Saturday, September 21, 2013

Market Day

Think of the quote I said in my last post from the man that worked at the bank, with his opinion that "Apt is dead". Now take that image in your mind and completely reverse it, and that is market day here in this quaint, provençal town.

I went to bed early last night, knowing it is good to get up early to go the markets in whatever town you may be visiting in Provence, as they tend to get busy and picked over by the end of the market time. I was greeted this morning with the natural alarm of the Luberon countryside - a rooster crowing to signal the sunrise. I was up and out of the apartment by 9:30.

Now, Apt is known for its Saturday market so when I looked up the time and place online (8h-13h, place de la bouquerie), I figured it probably wasn't just in that square in town but thought I would have to go searching for it a bit. I couldn't have been more wrong. Immediately, once I got to the gate of the school, the school parking lot was completely full. No, the cars weren't of parents or faculty members picking up children*, they were all overflow parking, with the outlined spaces on the asphalt clearly being just a suggestion. I looked across to the center of town and immediately, down every narrow street and square you could see were vendors selling their trade. And people. Lots of people.

I have been to many provençal markets before, as when I studied in Aix, there were several there and with each small town we visited (gordes, lourmarin, st tropez, moustier ste marie, etc), we explored their markets. However, this may be the most extensive market I have ever seen. With every winding turn in the incredibly narrow streets in this labyrinth of a village, you continued to find more and more people selling their craft. Just when you expected it to be done, you turned another corner and there was a gruff, rotund man sharpening knives or a gray haired main selling wooden toys to a little boy.

The atmosphere of the market in Apt in one word... alive. Without a doubt. The vendors are yelling wildly as each passerby examines their goods, hoping to make some type of sale. Old friends meet and exchange la bise and catch up while buying their fresh produce and spices. However, everyone is a new friend at the market and you are treated as part of the family as you go about your weekly shopping. The smell of olives, herbes de provence, and lavender permeates the air. The faint strains of an accordion, the upbeat strums of an acoustic guitar and the energetic bleats of a harmonica all set the soundtrack for this chaotic yet completely organized affair. You can find just about anything with this extensive outdoor mall from fresh fruits and vegetables, to old books and DVDs, to clothes and jewelry, to linens and home goods. The possibilities are endless, and so are the crowds of people.
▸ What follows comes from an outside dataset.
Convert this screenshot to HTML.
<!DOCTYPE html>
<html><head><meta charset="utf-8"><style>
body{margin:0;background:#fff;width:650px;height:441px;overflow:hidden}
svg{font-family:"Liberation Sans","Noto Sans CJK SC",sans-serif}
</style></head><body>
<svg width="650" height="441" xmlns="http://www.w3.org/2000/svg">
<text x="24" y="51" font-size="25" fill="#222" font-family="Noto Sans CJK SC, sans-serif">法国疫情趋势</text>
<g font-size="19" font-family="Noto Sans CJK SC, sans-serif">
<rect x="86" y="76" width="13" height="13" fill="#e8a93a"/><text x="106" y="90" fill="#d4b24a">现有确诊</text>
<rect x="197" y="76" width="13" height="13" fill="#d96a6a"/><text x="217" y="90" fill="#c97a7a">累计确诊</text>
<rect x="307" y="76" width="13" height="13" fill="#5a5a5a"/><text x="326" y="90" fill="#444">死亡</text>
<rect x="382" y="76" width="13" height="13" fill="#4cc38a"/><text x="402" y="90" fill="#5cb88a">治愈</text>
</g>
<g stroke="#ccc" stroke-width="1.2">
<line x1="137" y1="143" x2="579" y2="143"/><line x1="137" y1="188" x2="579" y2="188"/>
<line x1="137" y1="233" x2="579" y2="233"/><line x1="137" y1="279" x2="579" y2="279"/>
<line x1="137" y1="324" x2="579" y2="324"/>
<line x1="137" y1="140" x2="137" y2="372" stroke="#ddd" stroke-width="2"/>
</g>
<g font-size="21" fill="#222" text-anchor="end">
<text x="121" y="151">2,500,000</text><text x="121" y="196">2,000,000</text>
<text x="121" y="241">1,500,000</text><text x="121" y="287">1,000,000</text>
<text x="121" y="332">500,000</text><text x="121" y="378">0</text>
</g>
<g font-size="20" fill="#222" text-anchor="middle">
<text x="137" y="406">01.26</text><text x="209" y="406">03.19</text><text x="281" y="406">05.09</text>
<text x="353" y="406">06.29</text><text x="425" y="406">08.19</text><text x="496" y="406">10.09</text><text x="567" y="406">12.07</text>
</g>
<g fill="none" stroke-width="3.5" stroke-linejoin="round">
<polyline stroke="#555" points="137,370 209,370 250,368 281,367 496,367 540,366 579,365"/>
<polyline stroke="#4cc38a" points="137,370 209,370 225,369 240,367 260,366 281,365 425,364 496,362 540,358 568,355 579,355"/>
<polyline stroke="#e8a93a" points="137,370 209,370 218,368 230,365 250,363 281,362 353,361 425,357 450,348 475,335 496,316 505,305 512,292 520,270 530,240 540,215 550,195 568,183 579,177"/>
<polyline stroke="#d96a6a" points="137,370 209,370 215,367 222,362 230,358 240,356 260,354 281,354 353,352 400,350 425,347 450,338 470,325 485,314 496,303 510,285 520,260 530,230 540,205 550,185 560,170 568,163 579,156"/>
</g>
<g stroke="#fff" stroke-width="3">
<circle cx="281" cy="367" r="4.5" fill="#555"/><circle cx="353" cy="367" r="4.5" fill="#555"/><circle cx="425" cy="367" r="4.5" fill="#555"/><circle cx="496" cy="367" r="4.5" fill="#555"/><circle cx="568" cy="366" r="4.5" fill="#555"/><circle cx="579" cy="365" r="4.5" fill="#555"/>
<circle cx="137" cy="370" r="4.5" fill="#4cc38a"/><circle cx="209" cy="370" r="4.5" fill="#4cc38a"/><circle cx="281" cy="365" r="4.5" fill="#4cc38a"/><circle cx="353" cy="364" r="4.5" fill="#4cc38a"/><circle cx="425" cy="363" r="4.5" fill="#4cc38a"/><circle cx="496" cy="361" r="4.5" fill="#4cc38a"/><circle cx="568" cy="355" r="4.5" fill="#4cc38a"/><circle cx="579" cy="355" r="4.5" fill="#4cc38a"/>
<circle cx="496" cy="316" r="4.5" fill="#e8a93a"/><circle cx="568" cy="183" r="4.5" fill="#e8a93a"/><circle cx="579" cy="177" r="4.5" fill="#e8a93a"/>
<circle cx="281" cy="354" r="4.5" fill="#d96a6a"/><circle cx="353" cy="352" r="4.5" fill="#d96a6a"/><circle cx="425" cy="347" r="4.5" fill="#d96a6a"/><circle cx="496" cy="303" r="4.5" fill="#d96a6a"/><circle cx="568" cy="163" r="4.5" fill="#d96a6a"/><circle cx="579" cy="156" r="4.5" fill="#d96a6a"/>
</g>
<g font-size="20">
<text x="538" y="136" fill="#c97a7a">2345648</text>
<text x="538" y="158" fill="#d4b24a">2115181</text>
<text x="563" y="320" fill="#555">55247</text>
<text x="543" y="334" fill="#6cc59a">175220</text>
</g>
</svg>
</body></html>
You will find that I didn't get many pictures of this amazing experience I am having trouble putting into words and that is because of one thing: too many people. I had heard that this market could get pretty busy, especially during the summer and when the weather is nice. I had underestimated this warning and found that I was little stuck shoulder to shoulder in the small passageways that are the streets of Apt. Every time I got a little space, I attempted to capture the pure, simple beauty of le marché d'Apt




Les lavandes

Les cigales, or cicadas, are celebrated here in the South of France. Their nightly sounds signal the beginning of a summer, a good omen you could say.

One of the many fresh produce vendors


Spice vendor





Here is one of the street musicians I was talking about


Olives (and therefore olive oil, olive tapenade, etc) are one of the main produce items grown in Provence.
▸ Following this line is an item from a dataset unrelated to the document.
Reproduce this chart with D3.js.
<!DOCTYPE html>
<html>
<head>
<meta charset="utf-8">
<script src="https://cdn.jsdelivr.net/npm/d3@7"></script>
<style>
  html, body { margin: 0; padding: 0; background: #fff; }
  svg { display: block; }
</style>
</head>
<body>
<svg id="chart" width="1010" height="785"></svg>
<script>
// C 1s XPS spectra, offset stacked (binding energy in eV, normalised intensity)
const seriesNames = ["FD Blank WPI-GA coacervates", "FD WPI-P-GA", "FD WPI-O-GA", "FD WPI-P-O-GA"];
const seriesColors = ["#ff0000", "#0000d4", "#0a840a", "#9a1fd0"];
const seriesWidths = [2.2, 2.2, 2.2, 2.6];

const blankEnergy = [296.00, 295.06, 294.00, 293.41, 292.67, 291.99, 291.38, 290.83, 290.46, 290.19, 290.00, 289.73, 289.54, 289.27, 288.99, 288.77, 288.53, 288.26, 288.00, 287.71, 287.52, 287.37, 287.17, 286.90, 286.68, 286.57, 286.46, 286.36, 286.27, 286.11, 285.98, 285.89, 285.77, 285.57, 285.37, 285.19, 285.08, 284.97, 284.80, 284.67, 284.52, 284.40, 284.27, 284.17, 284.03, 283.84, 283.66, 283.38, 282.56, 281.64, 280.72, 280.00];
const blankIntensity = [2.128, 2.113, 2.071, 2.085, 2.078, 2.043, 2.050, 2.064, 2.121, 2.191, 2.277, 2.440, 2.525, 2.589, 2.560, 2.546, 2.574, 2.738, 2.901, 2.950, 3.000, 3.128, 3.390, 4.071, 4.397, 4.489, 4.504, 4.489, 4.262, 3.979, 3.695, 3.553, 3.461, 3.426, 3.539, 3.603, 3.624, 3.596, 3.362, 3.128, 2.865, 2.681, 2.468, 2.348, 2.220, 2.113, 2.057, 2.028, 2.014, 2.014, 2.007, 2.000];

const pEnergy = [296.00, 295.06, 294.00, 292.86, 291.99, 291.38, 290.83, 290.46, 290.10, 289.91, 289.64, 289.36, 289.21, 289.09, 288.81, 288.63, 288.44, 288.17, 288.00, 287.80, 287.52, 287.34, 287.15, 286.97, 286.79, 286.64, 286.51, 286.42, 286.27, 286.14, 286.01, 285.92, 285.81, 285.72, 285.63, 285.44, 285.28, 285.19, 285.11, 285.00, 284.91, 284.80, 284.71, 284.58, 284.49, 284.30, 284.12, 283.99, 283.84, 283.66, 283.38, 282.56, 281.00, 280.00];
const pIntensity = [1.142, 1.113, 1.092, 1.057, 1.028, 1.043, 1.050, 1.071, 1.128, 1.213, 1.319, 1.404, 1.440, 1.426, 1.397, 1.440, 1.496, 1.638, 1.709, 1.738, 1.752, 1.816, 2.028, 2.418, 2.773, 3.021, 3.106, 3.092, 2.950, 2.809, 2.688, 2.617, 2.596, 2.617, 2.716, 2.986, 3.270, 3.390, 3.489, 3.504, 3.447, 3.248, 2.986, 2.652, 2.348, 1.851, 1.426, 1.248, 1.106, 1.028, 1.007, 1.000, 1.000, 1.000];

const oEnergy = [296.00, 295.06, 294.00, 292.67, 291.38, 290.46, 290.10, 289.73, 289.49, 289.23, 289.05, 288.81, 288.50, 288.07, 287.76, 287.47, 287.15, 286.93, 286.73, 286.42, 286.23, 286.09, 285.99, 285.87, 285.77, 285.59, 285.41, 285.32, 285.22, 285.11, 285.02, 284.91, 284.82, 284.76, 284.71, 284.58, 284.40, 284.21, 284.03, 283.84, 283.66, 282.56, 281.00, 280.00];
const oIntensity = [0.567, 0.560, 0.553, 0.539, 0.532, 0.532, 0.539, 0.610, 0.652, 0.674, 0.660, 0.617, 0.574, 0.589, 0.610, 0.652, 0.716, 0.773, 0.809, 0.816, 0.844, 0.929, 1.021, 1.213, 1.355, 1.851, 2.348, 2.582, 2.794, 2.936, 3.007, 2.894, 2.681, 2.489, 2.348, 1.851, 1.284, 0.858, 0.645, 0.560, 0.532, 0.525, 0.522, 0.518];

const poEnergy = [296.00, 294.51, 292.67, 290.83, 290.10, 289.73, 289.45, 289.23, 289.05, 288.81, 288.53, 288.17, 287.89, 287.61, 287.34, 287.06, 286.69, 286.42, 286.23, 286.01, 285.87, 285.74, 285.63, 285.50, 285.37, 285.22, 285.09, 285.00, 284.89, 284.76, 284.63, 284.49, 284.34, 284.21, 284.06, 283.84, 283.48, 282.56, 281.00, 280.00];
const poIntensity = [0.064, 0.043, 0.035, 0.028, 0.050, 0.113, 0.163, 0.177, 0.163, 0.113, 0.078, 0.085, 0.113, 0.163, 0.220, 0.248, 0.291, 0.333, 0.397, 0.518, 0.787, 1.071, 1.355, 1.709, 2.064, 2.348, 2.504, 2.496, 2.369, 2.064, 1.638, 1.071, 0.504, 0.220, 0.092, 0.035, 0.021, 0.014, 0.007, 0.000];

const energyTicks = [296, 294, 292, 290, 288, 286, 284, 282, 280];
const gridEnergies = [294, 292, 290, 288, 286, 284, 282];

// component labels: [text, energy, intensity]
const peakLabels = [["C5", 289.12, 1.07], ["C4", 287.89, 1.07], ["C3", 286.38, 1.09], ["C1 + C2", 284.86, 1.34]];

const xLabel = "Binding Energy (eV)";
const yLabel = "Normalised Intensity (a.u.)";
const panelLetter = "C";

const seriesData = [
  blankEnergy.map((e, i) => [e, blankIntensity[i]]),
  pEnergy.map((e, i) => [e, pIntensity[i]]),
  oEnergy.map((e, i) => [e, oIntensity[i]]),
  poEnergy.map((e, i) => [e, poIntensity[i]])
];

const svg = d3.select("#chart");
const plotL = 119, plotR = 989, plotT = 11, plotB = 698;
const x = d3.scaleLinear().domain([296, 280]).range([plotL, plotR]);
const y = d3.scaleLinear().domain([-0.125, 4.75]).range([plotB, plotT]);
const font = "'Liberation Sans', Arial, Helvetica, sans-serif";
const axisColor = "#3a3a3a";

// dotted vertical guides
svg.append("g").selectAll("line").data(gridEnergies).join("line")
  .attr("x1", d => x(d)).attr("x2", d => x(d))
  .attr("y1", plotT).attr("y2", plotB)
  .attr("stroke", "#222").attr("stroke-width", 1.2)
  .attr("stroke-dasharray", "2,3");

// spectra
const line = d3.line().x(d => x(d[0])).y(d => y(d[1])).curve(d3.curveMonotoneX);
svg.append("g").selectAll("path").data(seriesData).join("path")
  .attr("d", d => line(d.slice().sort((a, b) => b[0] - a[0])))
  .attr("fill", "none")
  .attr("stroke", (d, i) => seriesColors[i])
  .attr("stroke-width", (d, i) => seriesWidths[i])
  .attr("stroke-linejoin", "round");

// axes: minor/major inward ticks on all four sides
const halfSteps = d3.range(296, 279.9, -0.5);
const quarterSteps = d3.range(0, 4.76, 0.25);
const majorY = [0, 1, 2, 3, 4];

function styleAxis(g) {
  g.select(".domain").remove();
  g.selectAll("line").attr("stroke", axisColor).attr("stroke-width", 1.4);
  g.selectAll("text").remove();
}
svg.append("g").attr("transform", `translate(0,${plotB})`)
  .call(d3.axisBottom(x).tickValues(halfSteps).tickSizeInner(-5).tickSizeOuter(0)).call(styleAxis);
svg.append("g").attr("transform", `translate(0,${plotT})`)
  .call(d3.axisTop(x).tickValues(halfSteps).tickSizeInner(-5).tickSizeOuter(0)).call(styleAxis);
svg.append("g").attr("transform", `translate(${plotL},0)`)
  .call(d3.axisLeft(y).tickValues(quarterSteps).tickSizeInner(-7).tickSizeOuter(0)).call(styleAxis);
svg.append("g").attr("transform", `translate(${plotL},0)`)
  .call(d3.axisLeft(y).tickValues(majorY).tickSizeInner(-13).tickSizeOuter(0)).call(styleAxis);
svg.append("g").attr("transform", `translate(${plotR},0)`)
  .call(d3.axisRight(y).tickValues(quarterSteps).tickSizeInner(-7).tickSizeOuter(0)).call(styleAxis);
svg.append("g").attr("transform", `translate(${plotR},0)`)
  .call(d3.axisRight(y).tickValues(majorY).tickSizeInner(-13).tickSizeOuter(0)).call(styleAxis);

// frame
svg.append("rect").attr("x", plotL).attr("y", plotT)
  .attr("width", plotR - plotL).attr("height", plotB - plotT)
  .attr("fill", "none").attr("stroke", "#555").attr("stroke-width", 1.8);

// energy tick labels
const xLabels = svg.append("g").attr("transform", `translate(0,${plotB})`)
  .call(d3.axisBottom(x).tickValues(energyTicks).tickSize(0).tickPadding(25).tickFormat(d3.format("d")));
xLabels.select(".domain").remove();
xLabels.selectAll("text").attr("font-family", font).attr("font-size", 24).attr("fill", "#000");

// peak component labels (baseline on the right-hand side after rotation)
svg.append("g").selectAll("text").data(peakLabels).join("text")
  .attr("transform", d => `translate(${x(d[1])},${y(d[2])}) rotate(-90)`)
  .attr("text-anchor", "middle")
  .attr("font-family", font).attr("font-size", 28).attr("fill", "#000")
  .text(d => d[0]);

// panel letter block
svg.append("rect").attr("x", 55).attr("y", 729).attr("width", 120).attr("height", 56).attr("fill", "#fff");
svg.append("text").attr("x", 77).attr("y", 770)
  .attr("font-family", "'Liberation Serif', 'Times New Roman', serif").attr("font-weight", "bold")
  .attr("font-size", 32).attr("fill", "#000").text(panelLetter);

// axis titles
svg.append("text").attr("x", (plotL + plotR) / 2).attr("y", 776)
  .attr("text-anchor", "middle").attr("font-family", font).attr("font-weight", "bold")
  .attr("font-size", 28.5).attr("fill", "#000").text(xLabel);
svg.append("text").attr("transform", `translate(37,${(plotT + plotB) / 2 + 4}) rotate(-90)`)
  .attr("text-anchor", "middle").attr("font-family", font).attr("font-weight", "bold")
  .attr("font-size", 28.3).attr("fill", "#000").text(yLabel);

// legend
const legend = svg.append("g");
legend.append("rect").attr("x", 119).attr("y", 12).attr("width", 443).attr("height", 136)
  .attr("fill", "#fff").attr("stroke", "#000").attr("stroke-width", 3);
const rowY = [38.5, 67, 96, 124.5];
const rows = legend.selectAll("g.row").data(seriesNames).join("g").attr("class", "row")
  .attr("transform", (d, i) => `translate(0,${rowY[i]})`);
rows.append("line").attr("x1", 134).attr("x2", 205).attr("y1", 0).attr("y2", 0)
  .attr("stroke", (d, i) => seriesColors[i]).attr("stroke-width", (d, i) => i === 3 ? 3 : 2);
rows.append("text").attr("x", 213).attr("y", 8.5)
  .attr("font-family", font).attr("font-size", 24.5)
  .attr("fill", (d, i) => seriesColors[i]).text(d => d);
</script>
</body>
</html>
Knowing my incredible hatred for cheese, I stayed away from this table. But had to get a picture!





I was anticipating spending just over an hour at the market today, as I just needed a few things and was going really to enjoy the experience of the market. I have never been one to buy a lot at one. I ended up leaving after almost three hours, with lunch, a new basket, some fresh produce, a towel for the apartment and mason jar. All for under 30 euros. That's the other thing great about the markets, you can get a lot of stuff, at a very little price.
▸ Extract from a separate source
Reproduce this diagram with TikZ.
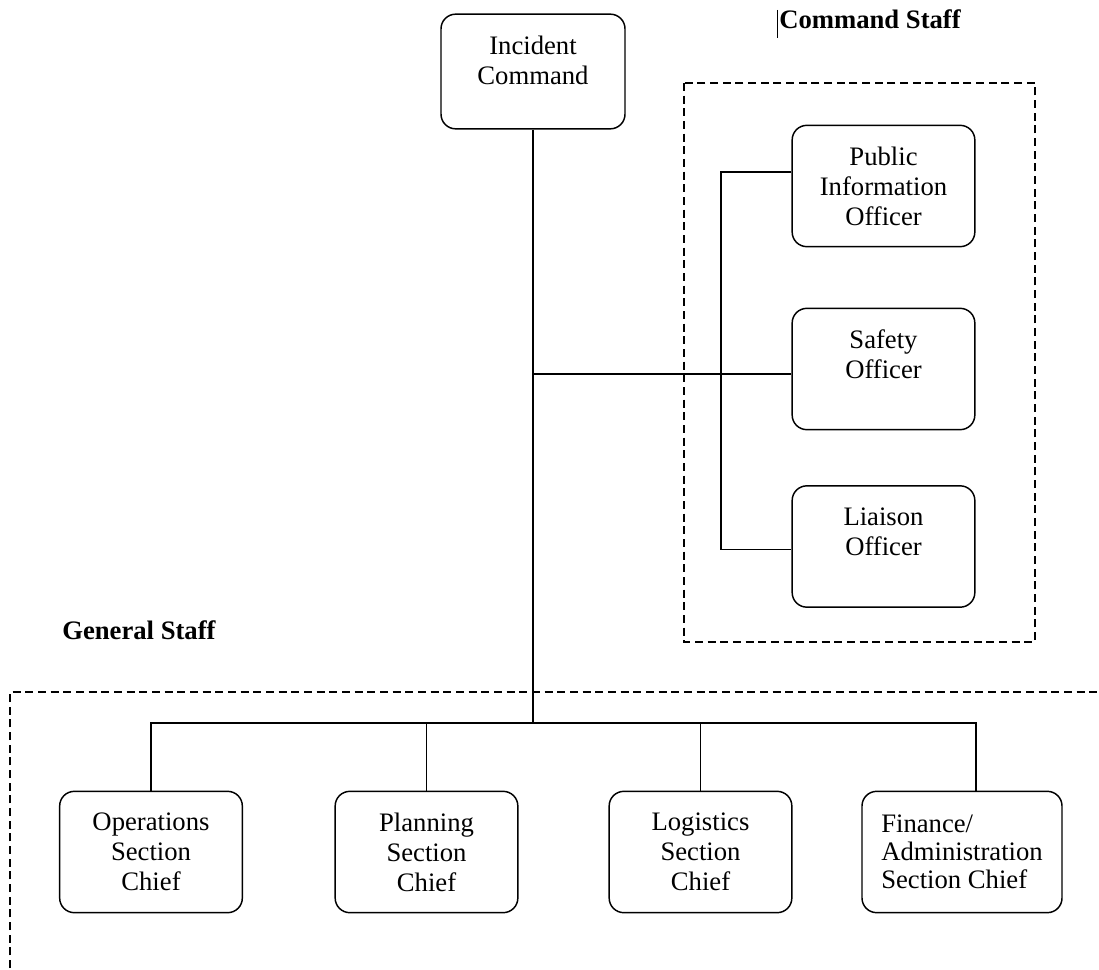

After such a wonderful time today, I am definitely returning to the Saturday market here as often as I can.** As the weather cools down, I have heard that it gets less busy, which may be better get some wonderful pictures for all of you. Tonight, I am beginning to check off one of the items on my Europe bucket list - I am starting to read Harry Potter and the Sorcerer's Stone in French. It was left here by a past assistant and it sounds like a fun read right now. After seeing so many interesting books at the market today, I definitely think I will be reading a lot more than just the one I put on the list, but it was a way for me to start. And fyi, Hogwarts in French is Poudlard - definitely doesn't have the same ring to it.